Defending champion and three-time winner Chris Froome, who lost the yellow jersey mid-race for only the second time in his career Thursday, will be looking to wrestle the race lead back from Italy's Fabio Aru.
However, Friday's short but mountainous stage -- at 101km the shortest mountain stage in the Tour's history -- doesn't play to the Briton's strength as a specialist in long, arduous climbs.


    There have been four cyclists who have won the tour five times:
    - Jacques Anquetil of France (1957 and 1961-1964)
    - Eddy Merckx of Belgium (1969-1972 and 1974)
    - Bernard Hinault of France (1978-1979, 1981-1982, and 1985)
    - Miguel Indurain of Spain (1991-1995), the first competitor to win five consecutive races.
    Lance Armstrong held the record for most Tour de France wins (seven) but he was stripped of those wins in 2012.
    France has won more times than any other country. (36)
    Three Americans have won: Greg LeMond (1986, 1989, 1990), Lance Armstrong (1999, 2000, 2001, 2002, 2003, 2004, 2005) and Floyd Landis (2006). Both Armstrong and Landis have had their titles stripped due to allegations of doping.


      1903 - Henri Desgrange, a reporter and cyclist, creates the Tour de France.
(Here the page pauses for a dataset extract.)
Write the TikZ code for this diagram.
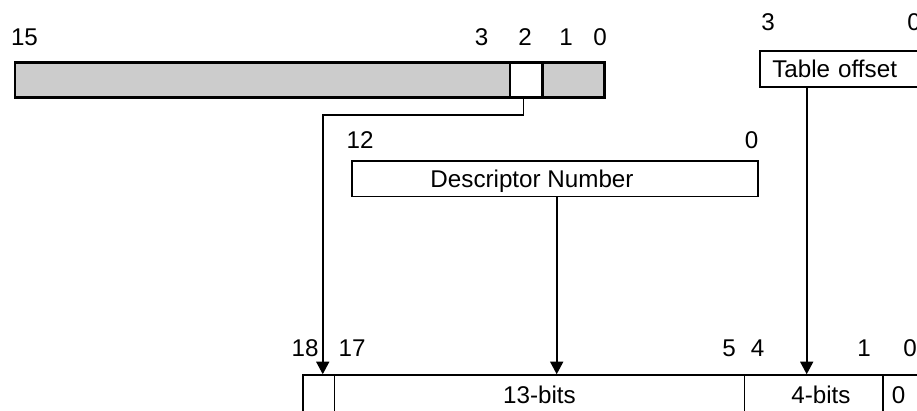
\documentclass[tikz,border=0pt]{standalone}
\usepackage{fontspec}
\setmainfont{Liberation Sans}
\usetikzlibrary{arrows.meta}
\definecolor{cellgray}{HTML}{CCCCCC}
\tikzset{
  cellbox/.style={draw=black,line width=1.6pt,inner sep=0pt,text height=17.3pt,text depth=0pt},
  topcell/.style={cellbox,line width=2.2pt,minimum height=35pt},
  lbl/.style={inner sep=0pt,text height=17.3pt,text depth=0pt},
  conn/.style={draw=black,line width=1.6pt,-{Triangle[length=12.5pt,width=13pt]}}
}
\begin{document}
\begin{tikzpicture}[x=1pt,y=-1pt,font=\fontsize{24.2pt}{29pt}\selectfont]
\useasboundingbox (0,0) rectangle (917,411);
% top register
\node[topcell,fill=cellgray,minimum width=495pt] (bA) at (262.5,80) {};
\node[topcell,fill=white,minimum width=32.5pt] (bB) at (526.25,80) {};
\node[topcell,fill=cellgray,minimum width=62pt] (bC) at (573.5,80) {};
\node[lbl] (t15) at (24.5,37) {15};
\node[lbl] (t3) at (481.7,37) {3};
\node[lbl] (t2) at (525,37) {2};
\node[lbl] (t1) at (566,37) {1};
\node[lbl] (t0) at (600,37) {0};
% descriptor number
\node[cellbox,minimum width=406pt,minimum height=35.5pt] (desc) at (555,178.75) {Descriptor Number\hspace*{46pt}};
\node[lbl] (d12) at (360,140) {12};
\node[lbl] (d0) at (751.7,140) {0};
% table offset
\node[cellbox,anchor=north west,minimum height=36pt,text width=274pt,inner xsep=12.5pt,align=left] (tab) at (759,50) {Table offset};
\node[lbl] (o3) at (768,22) {3};
\node[lbl] (o0) at (914,22) {0};
% bottom register
\node[cellbox,minimum width=31.5pt,minimum height=40pt] (c18) at (318.75,395) {};
\node[cellbox,minimum width=409.8pt,minimum height=40pt] (c13) at (539.4,395) {13-bits};
\node[cellbox,minimum width=138.2pt,minimum height=40pt] (c4) at (813.4,395) {\hspace*{15pt}4-bits};
\node[cellbox,anchor=west,minimum height=40pt,text width=100pt,inner xsep=8.5pt,align=left] (c0) at (882.5,395) {0};
\node[lbl] (b18) at (305,348) {18};
\node[lbl] (b17) at (352,348) {17};
\node[lbl] (b5) at (729,348) {5};
\node[lbl] (b4) at (757.6,348) {4};
\node[lbl] (b1) at (864,348) {1};
\node[lbl] (b0) at (910,348) {0};
% connectors
\draw[conn] ([xshift=-2.75pt]bB.south) -- ++(0,16.5) -| ([xshift=4pt]c18.north);
\draw[conn] ([xshift=1.7pt]desc.south) -- ([xshift=1.7pt]desc.south |- c13.north);
\draw[conn] ([xshift=47.7pt]tab.south west) -- ([xshift=47.7pt]tab.south west |- c4.north);
\end{tikzpicture}
\end{document}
      1903 - Maurice Garin of France is the first cyclist to win the race.
      1910 - First time the race goes through the Pyrenees.
      1989 - Greg Lemond defeats Laurent Fignon by 8 seconds, the smallest margin of victory so far.
      1999-2005 - Lance Armstrong wins seven times in a row.
      2003 - The 100th Anniversary, but not the 100th race (the race was canceled 11 times during WWI and WWII).
        September 20, 2007 - Floyd Landis, winner of the 2006 Tour de France, is stripped of his title when an arbitration panel rules in favor of the USADA (US Anti-Doping Agency). Landis, the first Tour de France winner stripped of the title, initially maintained his innocence but later admitted to doping and accused others, including Armstrong, of doing the same.
        October 22, 2012 - The International Cycling Union announces that Armstrong is being stripped of his Tour de France titles and is being banned from professional cycling for life.
          October 26, 2012 - The International Cycling Union announces that no one will be declared the winner of the Tour de France from 1999-2005, after Armstrong is stripped of his titles.